Tadeusz Sobolewski wrote in Gazeta Wyborcza (September 12, 2007):
The cinematic attempts to engage in politics after 1989 have been either hesitant or failed. Ekipa breaks a taboo. It gets at the ruling class without looking from below or through allegories such as those used in the 1970s, but looks directly and from the inside. It seems as if it were us who had to take on the burden of power. Just as much as a film needs a proper main character politics need a leader who will prove a real man. He should not be a leader but a person who is trustworthy, who can be relied on.
Adamik became involved in other television productions. She worked on the third season of Pitbull (2008), a police series with cult status, as well as on Naznaczony (editor's translation: Marked, 2009), a ground-breaking series on the Polish market which was intended as an answer to the international hit The X-Files (2009).

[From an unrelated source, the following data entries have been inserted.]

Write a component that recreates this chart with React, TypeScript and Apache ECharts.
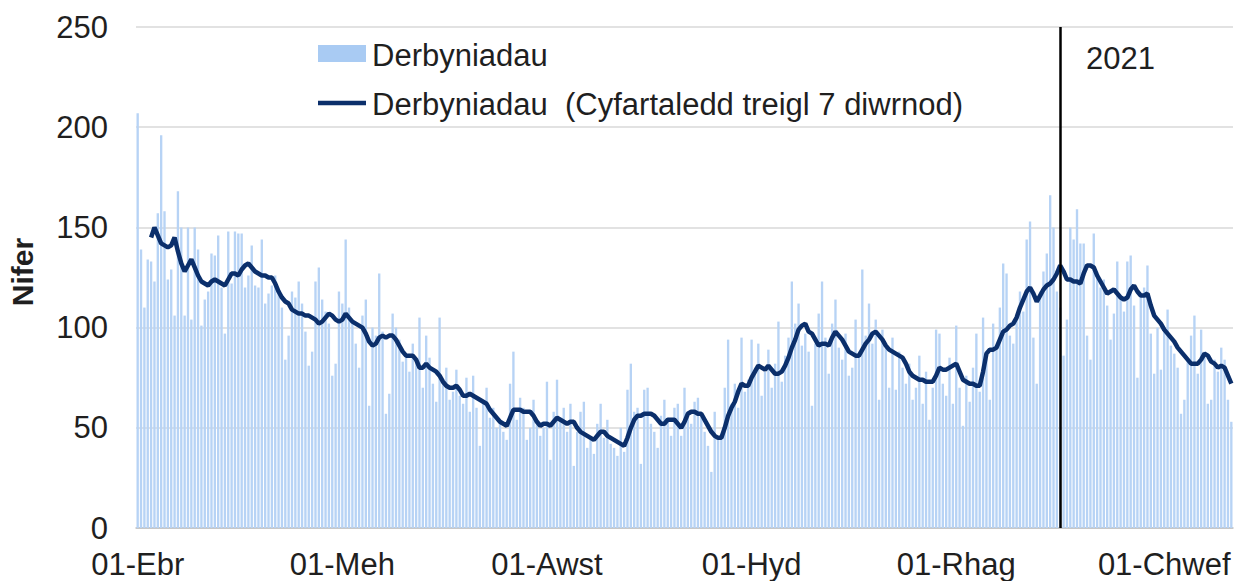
import React, { useEffect, useRef } from "react";
import * as echarts from "echarts";

// Welsh month abbreviations
const MONTHS_CY = ["Ion", "Chwef", "Maw", "Ebr", "Mai", "Meh", "Gorff", "Awst", "Medi", "Hyd", "Tach", "Rhag"];
const START_UTC = Date.UTC(2020, 3, 1);
const NUM_DAYS = 327;
const categories: string[] = Array.from({ length: NUM_DAYS }, (_, i) => {
  const d = new Date(START_UTC + i * 86400000);
  return `${String(d.getUTCDate()).padStart(2, "0")}-${MONTHS_CY[d.getUTCMonth()]}`;
});
const tickLabels = ["01-Ebr", "01-Meh", "01-Awst", "01-Hyd", "01-Rhag", "01-Chwef"];
const yearMarkCategory = "01-Ion";
const yearMarkLabel = "2021";
const yAxisTitle = "Nifer";
const barSeriesName = "Derbyniadau";
const lineSeriesName = "Derbyniadau  (Cyfartaledd treigl 7 diwrnod)";

// Daily admissions (bars)
const admissionsAprMay = [207,139,110,134,133,123,157,196,158,124,129,106,168,150,106,150,104,150,139,101,114,118,137,136,146,120,97,148,122,148,147,147,120,126,141,121,120,144,112,117,121];
const admissionsMayJun = [126,118,110,84,96,118,115,123,112,98,81,88,123,130,114,108,102,76,82,118,112,144,110,104,92,80,106,114,61,100,96,127,98,57,67,107,100,94,83,85];
const admissionsJunJul = [78,92,84,105,70,96,85,72,63,105,74,80,64,68,79,66,62,75,58,76,60,41,63,70,55,60,50,52,48,44,72,88,54,65,60,44,50,64,52,46];
const admissionsJulSep = [50,73,34,58,74,55,60,48,62,31,48,58,63,40,44,37,52,62,45,54,42,40,36,50,38,69,82,58,60,32,69,70,52,48,40,56,64,55,46,60];
const admissionsSepOct = [62,46,70,58,52,63,65,56,48,41,28,58,44,47,70,94,62,72,60,95,68,74,94,80,92,66,78,89,70,82,103,73,86,95,123,102,112,91,97,88];
const admissionsOctNov = [61,92,107,123,95,77,102,114,90,84,97,76,80,104,88,129,96,112,92,104,64,99,90,70,95,69,88,80,72,82,64,70,86,62,78,54,70,99,97,72];
const admissionsNovJan = [66,85,62,101,70,51,76,63,80,97,68,105,88,64,102,90,110,132,127,96,92,104,118,108,144,153,95,72,118,128,137,166,150,118,110,86,104,150,144,159];
const admissionsJanFeb = [142,142,96,84,147,128,120,124,111,94,107,133,114,108,133,136,111,75,116,120,131,97,77,100,79,99,109,91,87,80,57,64,84,96,106,77,99,88,62,64,84,78,90,84,64,53];

// 7-day rolling average (line)
const avgAprMay = [null,null,null,null,145,150,146,142,141,140,141,145,138,132,128,131,134,130,126,123,122,121,123,124,123,122,121,124,127,127,126,129,131,132,130,128,127,126,126,125,125];
const avgMayJun = [122,118,115,113,112,109,108,107,107,106,106,105,104,102,103,105,107,106,104,103,104,107,105,103,102,101,100,97,93,91,92,95,96,95,96,96,94,91,88,86];
const avgJunJul = [86,86,84,80,80,82,80,79,78,76,73,71,70,70,71,69,66,66,67,66,65,64,63,62,59,57,55,53,52,51,55,59,59,59,58,58,58,56,53,51];
const avgJulSep = [52,52,51,53,55,54,53,52,53,53,50,48,47,46,45,44,46,48,48,46,45,44,43,42,41,45,50,54,56,56,57,57,57,56,54,52,52,54,54,54];
const avgSepOct = [52,50,53,57,58,58,57,57,54,51,48,46,45,45,50,56,60,63,68,72,71,71,75,78,81,80,79,81,79,77,77,78,81,85,90,94,99,101,102,98];
const avgOctNov = [97,94,91,92,92,91,95,98,96,94,91,88,87,86,86,89,92,94,97,98,96,94,91,89,88,87,86,85,82,78,76,75,74,74,73,73,73,76,80,79];
const avgNovJan = [79,80,81,82,78,74,73,72,72,71,71,78,87,89,89,90,94,98,99,101,102,105,110,114,118,120,117,113,116,119,121,122,124,127,131,128,124,124,123,123];
const avgJanFeb = [122,127,131,131,130,126,123,120,117,118,119,117,115,114,115,119,121,118,116,116,117,111,106,104,102,99,97,95,93,90,88,86,84,82,82,82,84,87,86,83,82,80,81,80,76,72];

const admissions = [
  ...admissionsAprMay, ...admissionsMayJun, ...admissionsJunJul, ...admissionsJulSep,
  ...admissionsSepOct, ...admissionsOctNov, ...admissionsNovJan, ...admissionsJanFeb,
];
const rollingAvg = [
  ...avgAprMay, ...avgMayJun, ...avgJunJul, ...avgJulSep,
  ...avgSepOct, ...avgOctNov, ...avgNovJan, ...avgJanFeb,
];

const FONT = '"Liberation Sans", Arial, sans-serif';
const TEXT = "#1f1f1f";
const BAR_COLOR = "#B7D3F5";
const LEGEND_BAR_COLOR = "#A9CBF3";
const LINE_COLOR = "#0B2F6B";

export default function App() {
  const ref = useRef<HTMLDivElement>(null);
  useEffect(() => {
    if (!ref.current) return;
    const chart = echarts.init(ref.current, undefined, { renderer: "svg" });
    const isLabelled = (_i: number, v: string) => tickLabels.includes(v);
    chart.setOption({
      animation: false,
      textStyle: { fontFamily: FONT },
      grid: { left: 136, right: 4, top: 27, bottom: 53, containLabel: false, outerBoundsMode: "none" },
      xAxis: {
        type: "category",
        data: categories,
        boundaryGap: true,
        axisLine: { lineStyle: { color: "#BFBFBF", width: 1.5 } },
        axisTick: { alignWithLabel: true, interval: isLabelled, length: 9, lineStyle: { color: "#BFBFBF", width: 1.5 } },
        axisLabel: { interval: isLabelled, fontSize: 31, lineHeight: 30, color: TEXT, margin: 21, fontFamily: FONT },
        splitLine: { show: false },
      },
      yAxis: {
        type: "value",
        min: 0,
        max: 250,
        interval: 50,
        axisLine: { show: false },
        axisTick: { show: false },
        splitLine: { lineStyle: { color: "#D9D9D9", width: 1.5 } },
        axisLabel: { fontSize: 31, color: TEXT, margin: 28, fontFamily: FONT },
      },
      series: [
        {
          type: "bar",
          name: barSeriesName,
          data: admissions,
          itemStyle: { color: BAR_COLOR },
          barCategoryGap: "30%",
          markLine: {
            symbol: "none",
            silent: true,
            label: { show: false },
            lineStyle: { color: "#000000", width: 2.5, type: "solid" },
            data: [{ xAxis: yearMarkCategory }],
          },
        },
        {
          type: "line",
          name: lineSeriesName,
          data: rollingAvg,
          symbol: "none",
          connectNulls: false,
          lineStyle: { color: LINE_COLOR, width: 4.5 },
          itemStyle: { color: LINE_COLOR },
          z: 3,
        },
      ],
      graphic: [
        {
          type: "text",
          x: 22,
          y: 272,
          rotation: Math.PI / 2,
          style: { text: yAxisTitle, fontSize: 30, fontWeight: "bold", fill: TEXT, fontFamily: FONT, align: "center", verticalAlign: "middle" },
        },
        { type: "rect", shape: { x: 318, y: 45, width: 48, height: 17 }, style: { fill: LEGEND_BAR_COLOR } },
        {
          type: "text",
          x: 372,
          y: 55,
          style: { text: barSeriesName, fontSize: 31, fill: TEXT, fontFamily: FONT, verticalAlign: "middle", align: "left" },
        },
        {
          type: "line",
          shape: { x1: 318, y1: 103, x2: 366, y2: 103 },
          style: { stroke: LINE_COLOR, lineWidth: 4.5 },
        },
        {
          type: "text",
          x: 372,
          y: 104,
          style: { text: lineSeriesName, fontSize: 31, fill: TEXT, fontFamily: FONT, verticalAlign: "middle", align: "left" },
        },
        {
          type: "text",
          x: 1086,
          y: 58,
          style: { text: yearMarkLabel, fontSize: 31, fill: TEXT, fontFamily: FONT, verticalAlign: "middle", align: "left" },
        },
      ],
    });
    return () => chart.dispose();
  }, []);
  return <div ref={ref} style={{ position: "absolute", left: 0, top: 0, width: 1237, height: 581 }} />;
}
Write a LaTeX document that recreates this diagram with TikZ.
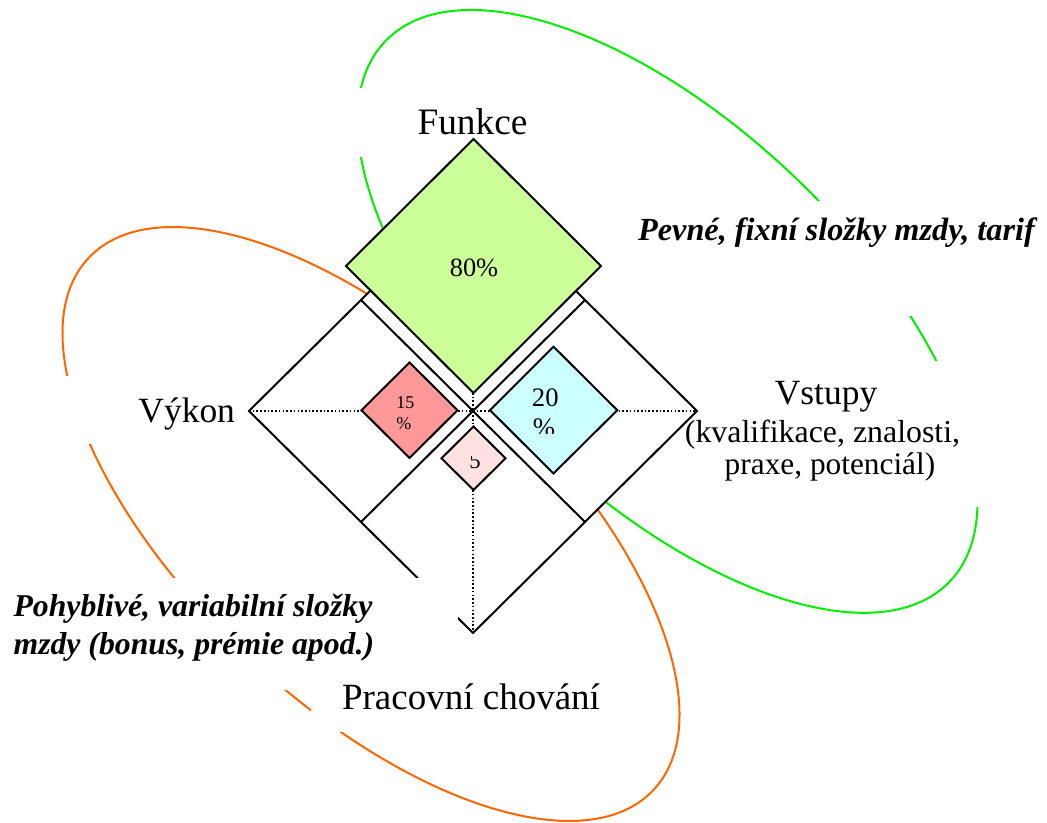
\documentclass[tikz,border=0pt]{standalone}
\usepackage{fontspec}
\setmainfont{Liberation Serif}
\definecolor{ringgreen}{HTML}{00F000}
\definecolor{ringorange}{HTML}{FF6600}
\definecolor{fgreen}{HTML}{CCFF99}
\definecolor{fred}{HTML}{FF9999}
\definecolor{fcyan}{HTML}{CCFFFF}
\definecolor{fpink}{HTML}{FFE1E1}
\begin{document}
\begin{tikzpicture}[x=0.75pt,y=-0.75pt,line join=miter,
  ring/.style={line width=1.5pt},
  cover/.style={fill=white,draw=none},
  frame/.style={draw=black,line width=1.5pt},
  dots/.style={line width=1pt,dash pattern=on 1.2pt off 1.6pt},
  lbl/.style={inner sep=0pt,text=black}]
\useasboundingbox (0,0) rectangle (1047,823);
% rings (rotated ellipses)
\draw[ring,ringgreen,shift={(667.5,311.4)},rotate=-43.74]
  (0,0) ellipse [x radius=390.7, y radius=185];
\draw[ring,ringorange,shift={(371,524)},rotate=-43.3]
  (0,0) ellipse [x radius=388, y radius=181];
% white label boxes
\fill[cover] (345,88) rectangle (600,157);
\fill[cover] (52,376) rectangle (245,444);
\fill[cover] (630,201) rectangle (1045,316);
\fill[cover] (682,361) rectangle (995,507);
\fill[cover] (311,680) rectangle (610,732);
% outer diamond with quarters
\draw[frame,fill=white] (473,189) -- (697,411) -- (473,633) -- (249,411) -- cycle;
\draw[frame] (361,300) -- (585,522);
\draw[frame] (585,300) -- (361,522);
\draw[dots] (249,411) -- (697,411);
\draw[dots] (473,393) -- (473,633);
\fill[cover] (0,578) rectangle (458,690);
% inner diamonds
\draw[frame,fill=fgreen] (473.5,139) -- (601,266) -- (473.5,393) -- (346,266) -- cycle;
\draw[frame,fill=fred] (409.5,362.5) -- (457.5,410.2) -- (409.5,458) -- (361.5,410.2) -- cycle;
\draw[frame,fill=fcyan] (553.5,346.7) -- (617.3,410.2) -- (553.5,473.5) -- (490,410.2) -- cycle;
\draw[frame,fill=fpink] (473.5,426.5) -- (505.5,458.3) -- (473.5,490) -- (441.5,458.3) -- cycle;
% labels
\node[lbl,anchor=base,font={\fontsize{28pt}{30pt}\selectfont}] (funkce) at (472.5,135) {Funkce};
\node[lbl,anchor=base,font={\fontsize{26.6pt}{30pt}\selectfont}] (vykon) at (186.7,422.7) {Výkon};
\node[lbl,anchor=base,font={\fontsize{26.6pt}{30pt}\selectfont}] (vstupy) at (826,405) {Vstupy};
\node[lbl,anchor=base,font={\fontsize{23.9pt}{26pt}\selectfont}] (vstupyb) at (822.5,442.3) {(kvalifikace, znalosti,};
\node[lbl,anchor=base,font={\fontsize{23.5pt}{26pt}\selectfont}] (vstupyc) at (830,475) {praxe, potenciál)};
\node[lbl,anchor=base,font={\fontsize{27.75pt}{30pt}\selectfont}] (chovani) at (471,710) {Pracovní chování};
\node[lbl,anchor=base,font={\fontsize{24.2pt}{26pt}\selectfont\bfseries\itshape}] (pevne) at (836.5,241) {Pevné, fixní složky mzdy, tarif};
\node[lbl,anchor=base west,font={\fontsize{23.8pt}{26pt}\selectfont\bfseries\itshape}] (pohyba) at (13.3,616.7) {Pohyblivé, variabilní složky};
\node[lbl,anchor=base west,font={\fontsize{23.8pt}{26pt}\selectfont\bfseries\itshape}] (pohybb) at (13.3,655) {mzdy (bonus, prémie apod.)};
\node[lbl,anchor=base,font={\fontsize{19.8pt}{22pt}\selectfont}] (p80) at (474,276.7) {80\%};
\node[lbl,anchor=base west,font={\fontsize{13.5pt}{15pt}\selectfont}] (p15a) at (396,409) {15};
\node[lbl,anchor=base west,font={\fontsize{13.5pt}{15pt}\selectfont}] (p15b) at (396,430) {\%};
\node[lbl,anchor=base west,font={\fontsize{20pt}{22pt}\selectfont}] (p20a) at (531.7,406.7) {20};
\begin{scope}
\clip (520,412) rectangle (580,434);
\node[lbl,anchor=base west,font={\fontsize{20pt}{22pt}\selectfont}] (p20b) at (532.7,437) {\%};
\end{scope}
\begin{scope}
\clip (455,457) rectangle (495,490);
\node[lbl,anchor=base,font={\fontsize{17pt}{18pt}\selectfont}] (p5) at (475,469) {5};
\end{scope}
\end{tikzpicture}
\end{document}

Most importantly Adamik directed her second feature film, The Offsiders (2008). It tells a story taken from real life, based on regular world football championships organised by the homeless, in which the Polish team plays a significant role. Kasia Adamik's film creates a (fictional) story about the making of a football team made up of homeless people from Warsaw. The playing coach is a former football player whose career finished after an injury, while his inability to adapt to the changing reality dragged him into decline. Returning to the pitch and creating a football team gives him a chance to come back to society. As it turns out, despite his fears, it is an opportunity he does not waste. The film was shown at numerous festivals in Poland and abroad; it received audience awards in Chicago and Gdynia.
Agnieszka Jakimiak's review of the film in the Kino monthly goes:
Another story about the social underclass full of faith that the eye of the camera is the best tool for showing the nooks and crannies of the everyday humdrum. And again cinema is supposed to support the illusion of realism and objectivism; once again it is ostentatiously and explicitly engaged; and once again it claims its right to didacticism. By some miracle (or maybe because of her director's talent) Kasia Adamik steers clear of most of the traps and avoids falling into a naïve or moralising tenor.
Kasia Adamik continues to work in film and television production. She supervised the recording of such shows as Jan Klata's famous play Hamlet produced at the Teatr Wybrzeże in Gdańsk and staged at the Gdańsk Shipyard (2006). In addition, she has been collaborating on the production of promotional and music videos. Warsaw Pact, a production company in which Adamik is a shareholder, was the Polish co-producer of the film The Karamazovs (2008).
In 2010 Adamik debuted as a theatre director. Together with Olga Chajdas she staged Edward Albee's The Goat, or Who is Sylvia at Warsaw's Och-Teatr.